New York Daily News

No Cam do! Yanks say don’t be like Newton

- BY MARK FEINSAND

TAMPA — Kids everywhere want to be like Cam Newton. The Yankees are telling their players the exact opposite.

Newton’s postgame press conference following Super Bowl 50 caught the eye of Jason Zillo, the Yankees’ executive director of communicat­ions, who is using the brief, dismissive session following the Panthers’ loss to the Broncos as a prime example of how not to handle yourself with the media.

The fact that Newton’s less-than-impressive postgame performanc­e came only one year after Russell Wilson’s impeccable handling of the media after he threw a late intercepti­on in the previous Super Bowl paints a perfect picture of how to handle yourself and how not to.

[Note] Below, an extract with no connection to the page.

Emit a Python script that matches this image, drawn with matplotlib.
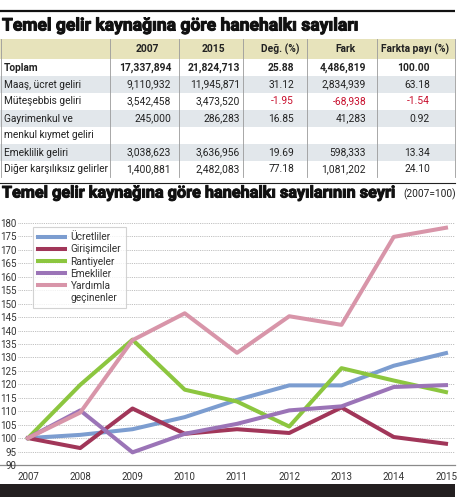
import matplotlib
matplotlib.use("Agg")
import matplotlib.pyplot as plt
import matplotlib.patheffects as pe
from matplotlib.lines import Line2D
from matplotlib.patches import Rectangle

plt.rcParams['font.family'] = ['Roboto', 'DejaVu Sans']

# ---------------- data ----------------
years = [2007, 2008, 2009, 2010, 2011, 2012, 2013, 2014, 2015]
ucretliler = [100, 101.2, 103.3, 107.8, 114.2, 119.6, 119.6, 126.9, 131.6]
girisimciler = [100, 96.3, 111.0, 101.6, 103.3, 101.9, 111.4, 100.4, 97.9]
rantiyeler = [100, 119.8, 136.6, 118.0, 113.6, 104.3, 126.0, 121.4, 117.1]
emekliler = [100, 110.3, 94.7, 101.6, 105.3, 110.3, 111.8, 119.0, 119.7]
yardimla = [100, 109.5, 136.4, 146.4, 131.7, 145.3, 142.1, 174.8, 178.2]
series_names = ["Ücretliler", "Girişimciler", "Rantiyeler", "Emekliler", "Yardımla"]
series_colors = ["#7c9dd0", "#a13659", "#8cc63f", "#9b74b7", "#d895a9"]

col_headers = ["2007", "2015", "Değ. (%)", "Fark", "Farkta payı (%)"]
row_labels = ["Toplam", "Maaş, ücret geliri", "Müteşebbis geliri",
              "Gayrimenkul ve", "Emeklilik geliri", "Diğer karşılıksız gelirler"]
v2007 = ["17,337,894", "9,110,932", "3,542,458", "245,000", "3,038,623", "1,400,881"]
v2015 = ["21,824,713", "11,945,871", "3,473,520", "286,283", "3,636,956", "2,482,083"]
deg = ["25.88", "31.12", "-1.95", "16.85", "19.69", "77.18"]
fark = ["4,486,819", "2,834,939", "-68,938", "41,283", "598,333", "1,081,202"]
pay = ["100.00", "63.18", "-1.54", "0.92", "13.34", "24.10"]

W, H = 459, 497
fig = plt.figure(figsize=(W / 100, H / 100), dpi=100)
bg = fig.add_axes([0, 0, 1, 1])
bg.set_xlim(0, W)
bg.set_ylim(H, 0)
bg.axis("off")

heavy = [pe.withStroke(linewidth=0.7, foreground="#111111")]

# top rule and title
bg.plot([0, 455], [11, 11], color="#111111", lw=1.6, solid_capstyle="butt")
bg.text(2, 26, "Temel gelir kaynağına göre hanehalkı sayıları", fontsize=12.6,
        fontweight="bold", va="center", ha="left", color="#111111", path_effects=heavy)

# table
row_bounds = [59, 76, 93, 110, 127, 144, 161, 177]
row_fill = ["white", "#e2e7eb", "white", "#e2e7eb", "white", "#e2e7eb", "white"]
bg.add_patch(Rectangle((0, 39), 455, 20, facecolor="#e7e3bb", edgecolor="none"))
for i, f in enumerate(row_fill):
    bg.add_patch(Rectangle((0, row_bounds[i]), 455, row_bounds[i + 1] - row_bounds[i],
                           facecolor=f, edgecolor="none"))
for xv in [0.5, 110, 179, 243, 307, 377, 454.5]:
    bg.plot([xv, xv], [39, 177], color="#9a9a9a", lw=0.6)

hdr_cx = [147, 213, 280, 345, 415]
for cx, h in zip(hdr_cx, col_headers):
    bg.text(cx, 49, h, fontsize=7.4, fontweight="bold", ha="center", va="center",
            color="#222222")

col_right = [171, 240, 294, 366, 430]
row_y = [68, 84.5, 101.5, 118.5, 152.5, 169]
for i, lab in enumerate(row_labels):
    y = row_y[i]
    wt = "bold" if i == 0 else "normal"
    bg.text(4, y, lab, fontsize=7.3, fontweight=wt, ha="left", va="center", color="#222222")
    vals = [v2007[i], v2015[i], deg[i], fark[i], pay[i]]
    for j, v in enumerate(vals):
        c = "#c8102e" if v.startswith("-") else "#222222"
        bg.text(col_right[j], y, v, fontsize=7.4, fontweight=wt, ha="right",
                va="center", color=c)
bg.text(4, 135.5, "menkul kıymet geliri", fontsize=7.3, ha="left", va="center",
        color="#222222")

# second title
bg.plot([0, 455], [182.5, 182.5], color="#222222", lw=0.8)
bg.text(2, 193, "Temel gelir kaynağına göre hanehalkı sayılarının seyri", fontsize=11.7,
        fontweight="bold", ha="left", va="center", color="#111111", path_effects=heavy)
bg.text(456, 194, "(2007=100)", fontsize=7.3, ha="right", va="center", color="#222222")

# bottom axis line and dark bar
bg.plot([0, 455], [465, 465], color="#8a8a8a", lw=0.9)
bg.add_patch(Rectangle((0, 484), 455, 13, facecolor="#231f20", edgecolor="none"))

# ---------------- chart ----------------
left, right, top, bottom = 18, 455, 220, 465
ax = fig.add_axes([left / W, 1 - bottom / H, (right - left) / W, (bottom - top) / H])
ax.patch.set_alpha(0)
ax.set_xlim(2007 - 10 / 52.25, 2015 + 9 / 52.25)
ax.set_ylim(90, 90 + (bottom - top) / 2.69)
for s in ax.spines.values():
    s.set_visible(False)
ax.set_yticks(list(range(90, 181, 5)))
ax.set_xticks(years)
ax.tick_params(axis="both", length=0, labelsize=7, colors="#333333")
ax.tick_params(axis="y", pad=1)
ax.tick_params(axis="x", pad=5)
for yv in range(95, 181, 5):
    ax.axhline(yv, color="#aaaaaa", lw=0.6, ls=(0, (1, 1.2)), zorder=0)

all_series = [ucretliler, girisimciler, rantiyeler, emekliler, yardimla]
handles = []
for name, vals, col in zip(series_names, all_series, series_colors):
    ln, = ax.plot(years, vals, color=col, lw=2.9, label=name, solid_joinstyle="round")
    handles.append(ln)
handles.append(Line2D([], [], color="none"))
labels = series_names + ["geçinenler"]

leg = fig.legend(handles, labels, loc="upper left", bbox_to_anchor=(33 / W, 1 - 227 / H),
                 fontsize=7.3, handlelength=2.7, labelspacing=0.22, borderpad=0.5,
                 handletextpad=0.5, frameon=True, fancybox=False, shadow=False,
                 borderaxespad=0)
leg.get_frame().set_edgecolor("#c8c8c8")
leg.get_frame().set_linewidth(0.8)
for t in leg.get_texts():
    t.set_color("#333333")

fig.savefig("out.png", dpi=100)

“That’s something everybody should see,” Zillo said of Newton’s highly criticized interview. “It’s made more impactful when you parlay it with what the quarterbac­k did 12 months prior in the exact same position after throwing an intercepti­on at the goal line.”

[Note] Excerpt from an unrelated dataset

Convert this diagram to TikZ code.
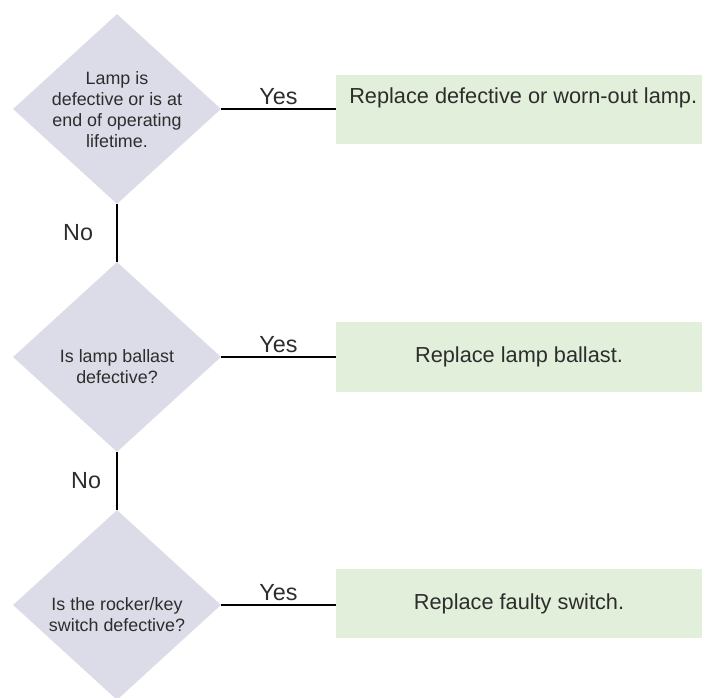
\documentclass[tikz,border=0pt]{standalone}
\usepackage{fontspec}
\setmainfont{Liberation Sans}
\usetikzlibrary{shapes.geometric}

\definecolor{diamondgrey}{RGB}{220,220,232}
\definecolor{boxgreen}{RGB}{226,239,218}
\definecolor{textgrey}{RGB}{45,45,45}

\begin{document}
\begin{tikzpicture}[x=0.75pt, y=-0.75pt,
	decision/.style={diamond, fill=diamondgrey, minimum width=156pt, minimum height=142.5pt, inner sep=0pt},
	action/.style={rectangle, fill=boxgreen, minimum width=274.5pt, minimum height=52pt, inner sep=0pt, text=textgrey, font=\fontsize{16.3}{19}\selectfont},
	question/.style={align=center, text=textgrey, font=\fontsize{13.4}{15.75}\selectfont},
	answer/.style={text=textgrey, font=\fontsize{17.5}{20}\selectfont, inner sep=2pt},
	link/.style={line width=2pt}]

	\useasboundingbox (0,0) rectangle (704,698);

	\node[decision] (Lamp) at (117,109) {};
	\node[question] (lampText) at (117,110) {Lamp is\\defective or is at\\end of operating\\lifetime.};
	\node[action] (fixLamp) at (519,109.5) {};
	\node[action, anchor=west, minimum width=0pt, minimum height=0pt, fill=none] (fixLampText) at (349,98) {Replace defective or worn-out lamp.};

	\node[decision] (Ballast) at (117,357) {};
	\node[question] (ballastText) at (117,367) {Is lamp ballast\\defective?};
	\node[action] (fixBallast) at (519,357) {Replace lamp ballast.};

	\node[decision] (Switch) at (117,605) {};
	\node[question] (switchText) at (117,615) {Is the rocker/key\\switch defective?};
	\node[action] (fixSwitch) at (519,603.5) {Replace faulty switch.};

	\draw[link] (Lamp.east) -- node[answer, above] (yes1) {Yes} (Lamp.east -| fixLamp.west);
	\draw[link] (Ballast.east) -- node[answer, above] (yes2) {Yes} (Ballast.east -| fixBallast.west);
	\draw[link] (Switch.east) -- node[answer, above] (yes3) {Yes} (Switch.east -| fixSwitch.west);

	\draw[link] (Lamp.south) -- node[answer, left=15pt] (no1) {No} (Ballast.north);
	\draw[link] (Ballast.south) -- node[answer, left=9pt] (no2) {No} (Switch.north);

\end{tikzpicture}
\end{document}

Zillo has been running the team’s media training sessions for the last decade, educating players about dealing with the large New York press corps. All players go through the program, while players with less than four years of big-league service time are put through additional sessions.

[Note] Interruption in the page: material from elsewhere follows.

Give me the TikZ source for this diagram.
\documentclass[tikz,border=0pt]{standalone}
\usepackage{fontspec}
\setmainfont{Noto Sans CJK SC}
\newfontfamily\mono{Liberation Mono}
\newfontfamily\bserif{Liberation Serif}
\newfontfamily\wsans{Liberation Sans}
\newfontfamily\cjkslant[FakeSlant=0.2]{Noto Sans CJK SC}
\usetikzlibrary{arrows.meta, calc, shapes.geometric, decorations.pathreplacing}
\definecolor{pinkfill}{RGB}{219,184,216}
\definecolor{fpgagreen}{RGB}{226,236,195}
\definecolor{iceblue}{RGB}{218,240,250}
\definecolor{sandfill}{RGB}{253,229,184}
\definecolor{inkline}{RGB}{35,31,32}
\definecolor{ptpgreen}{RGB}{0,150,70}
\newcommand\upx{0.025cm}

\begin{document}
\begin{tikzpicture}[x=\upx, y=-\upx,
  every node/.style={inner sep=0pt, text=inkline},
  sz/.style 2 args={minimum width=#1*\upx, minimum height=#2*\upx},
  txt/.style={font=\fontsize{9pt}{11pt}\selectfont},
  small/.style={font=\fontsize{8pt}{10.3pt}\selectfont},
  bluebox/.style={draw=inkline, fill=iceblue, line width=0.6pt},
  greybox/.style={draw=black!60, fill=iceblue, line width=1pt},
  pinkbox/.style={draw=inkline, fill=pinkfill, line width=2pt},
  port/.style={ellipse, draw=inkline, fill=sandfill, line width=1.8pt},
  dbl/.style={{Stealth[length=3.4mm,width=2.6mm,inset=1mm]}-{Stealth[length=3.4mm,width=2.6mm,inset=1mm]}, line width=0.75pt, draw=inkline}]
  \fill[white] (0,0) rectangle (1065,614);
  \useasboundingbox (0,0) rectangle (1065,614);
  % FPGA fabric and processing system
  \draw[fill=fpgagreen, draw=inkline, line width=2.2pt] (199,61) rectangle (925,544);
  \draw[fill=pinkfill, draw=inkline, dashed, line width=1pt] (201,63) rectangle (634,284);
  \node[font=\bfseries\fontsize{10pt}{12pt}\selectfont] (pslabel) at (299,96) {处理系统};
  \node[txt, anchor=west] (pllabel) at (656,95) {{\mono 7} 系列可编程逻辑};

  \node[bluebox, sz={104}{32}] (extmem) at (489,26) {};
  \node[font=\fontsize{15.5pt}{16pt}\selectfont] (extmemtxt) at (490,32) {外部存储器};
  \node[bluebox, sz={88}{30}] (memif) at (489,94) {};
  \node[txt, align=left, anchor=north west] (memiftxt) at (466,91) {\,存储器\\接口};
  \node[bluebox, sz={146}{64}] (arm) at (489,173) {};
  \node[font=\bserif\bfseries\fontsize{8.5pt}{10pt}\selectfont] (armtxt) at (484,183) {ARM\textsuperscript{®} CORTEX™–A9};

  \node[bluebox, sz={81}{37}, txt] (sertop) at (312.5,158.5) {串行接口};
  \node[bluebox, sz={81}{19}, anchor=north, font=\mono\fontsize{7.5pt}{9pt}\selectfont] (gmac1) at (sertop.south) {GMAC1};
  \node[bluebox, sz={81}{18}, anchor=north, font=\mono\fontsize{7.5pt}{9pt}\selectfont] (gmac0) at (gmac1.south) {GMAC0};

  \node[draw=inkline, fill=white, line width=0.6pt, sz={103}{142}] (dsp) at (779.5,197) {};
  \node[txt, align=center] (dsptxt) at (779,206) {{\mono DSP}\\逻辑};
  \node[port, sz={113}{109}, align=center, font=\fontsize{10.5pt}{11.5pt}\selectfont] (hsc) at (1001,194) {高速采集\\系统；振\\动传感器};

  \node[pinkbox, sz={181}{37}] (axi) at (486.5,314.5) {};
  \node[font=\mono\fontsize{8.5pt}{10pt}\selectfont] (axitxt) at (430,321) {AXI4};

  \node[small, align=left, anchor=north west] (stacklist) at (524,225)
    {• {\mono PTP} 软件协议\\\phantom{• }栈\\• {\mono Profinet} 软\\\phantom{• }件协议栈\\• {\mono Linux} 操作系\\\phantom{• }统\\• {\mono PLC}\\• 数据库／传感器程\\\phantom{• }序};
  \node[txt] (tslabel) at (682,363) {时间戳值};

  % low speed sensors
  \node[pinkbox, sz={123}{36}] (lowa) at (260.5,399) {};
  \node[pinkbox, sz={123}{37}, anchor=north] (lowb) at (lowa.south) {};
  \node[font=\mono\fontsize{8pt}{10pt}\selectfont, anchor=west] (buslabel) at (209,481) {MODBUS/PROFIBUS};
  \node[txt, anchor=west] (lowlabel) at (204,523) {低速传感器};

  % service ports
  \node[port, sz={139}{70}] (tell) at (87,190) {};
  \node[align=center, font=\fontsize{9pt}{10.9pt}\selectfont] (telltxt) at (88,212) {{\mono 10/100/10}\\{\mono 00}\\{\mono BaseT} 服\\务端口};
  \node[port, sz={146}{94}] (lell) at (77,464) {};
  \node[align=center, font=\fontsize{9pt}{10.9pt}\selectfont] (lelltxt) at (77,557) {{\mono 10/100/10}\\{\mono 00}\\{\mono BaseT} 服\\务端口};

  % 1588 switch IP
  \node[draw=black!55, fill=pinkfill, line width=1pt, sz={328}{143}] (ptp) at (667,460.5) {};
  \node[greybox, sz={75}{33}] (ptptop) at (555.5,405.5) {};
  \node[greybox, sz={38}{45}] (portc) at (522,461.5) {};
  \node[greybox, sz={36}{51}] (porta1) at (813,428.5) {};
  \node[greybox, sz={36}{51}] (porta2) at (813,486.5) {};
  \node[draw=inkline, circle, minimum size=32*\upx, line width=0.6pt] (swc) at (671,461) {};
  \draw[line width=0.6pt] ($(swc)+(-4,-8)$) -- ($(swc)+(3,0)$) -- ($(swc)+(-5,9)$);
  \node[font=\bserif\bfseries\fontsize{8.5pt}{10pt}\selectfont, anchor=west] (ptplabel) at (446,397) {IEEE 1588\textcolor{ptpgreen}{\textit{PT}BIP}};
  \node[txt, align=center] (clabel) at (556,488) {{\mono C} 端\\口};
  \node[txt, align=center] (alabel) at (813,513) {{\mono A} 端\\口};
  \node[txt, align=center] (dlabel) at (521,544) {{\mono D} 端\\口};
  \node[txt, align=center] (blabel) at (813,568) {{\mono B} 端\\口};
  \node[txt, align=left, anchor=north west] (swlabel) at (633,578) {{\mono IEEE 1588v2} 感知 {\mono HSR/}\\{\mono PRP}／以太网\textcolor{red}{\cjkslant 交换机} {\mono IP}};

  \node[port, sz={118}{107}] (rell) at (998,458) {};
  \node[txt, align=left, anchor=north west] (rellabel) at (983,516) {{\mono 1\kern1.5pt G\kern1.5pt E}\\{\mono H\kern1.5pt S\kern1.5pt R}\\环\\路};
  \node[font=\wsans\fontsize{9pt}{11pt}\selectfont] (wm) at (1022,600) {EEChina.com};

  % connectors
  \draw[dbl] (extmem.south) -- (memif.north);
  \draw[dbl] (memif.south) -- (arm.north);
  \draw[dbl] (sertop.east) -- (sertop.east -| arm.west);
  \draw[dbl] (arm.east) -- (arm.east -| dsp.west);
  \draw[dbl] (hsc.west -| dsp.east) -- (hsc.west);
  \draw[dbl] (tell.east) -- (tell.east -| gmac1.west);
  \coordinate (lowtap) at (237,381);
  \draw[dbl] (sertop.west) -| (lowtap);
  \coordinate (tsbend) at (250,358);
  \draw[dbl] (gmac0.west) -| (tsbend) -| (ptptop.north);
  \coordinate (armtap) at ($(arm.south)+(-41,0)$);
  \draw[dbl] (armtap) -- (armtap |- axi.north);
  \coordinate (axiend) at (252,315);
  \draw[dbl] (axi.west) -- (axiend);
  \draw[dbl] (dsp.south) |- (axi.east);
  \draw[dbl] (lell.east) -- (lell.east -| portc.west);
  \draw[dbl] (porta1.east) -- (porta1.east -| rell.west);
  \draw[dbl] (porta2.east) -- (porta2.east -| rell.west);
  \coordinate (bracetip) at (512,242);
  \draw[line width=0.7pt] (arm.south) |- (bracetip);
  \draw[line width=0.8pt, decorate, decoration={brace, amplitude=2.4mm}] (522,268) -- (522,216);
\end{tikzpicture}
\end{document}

“This is a different market,” manager Joe Girardi said. “You’re going to deal with a lot more media people than you do in other places, so we think it’s important that we prepare them as much as possible.”

The sessions include videos, role-play exercises in which players act as media members and conduct interviews with each other, and even Q&A sessions with beat reporters. The videos can show as many as 50 or 60 different clips of infamous interviews, showing both the right and wrong way to handle different situations.

The video — which is shown to all players at some point during the first two weeks of camp — features clips going back several decades. Zillo noted that more than 20 years later, the tape of Lawrence Taylor choking a reporter in 1995 still resonates with players.

“Things that are topical are great, but we've been doing it so long, now we have a treasure trove of clips,” Zillo said. “(The Taylor clip) is from 20 or 30 years ago, but those guys have never seen it. That’s a timeless piece, to see a guy lose his temper and act completely inappropri­ate.”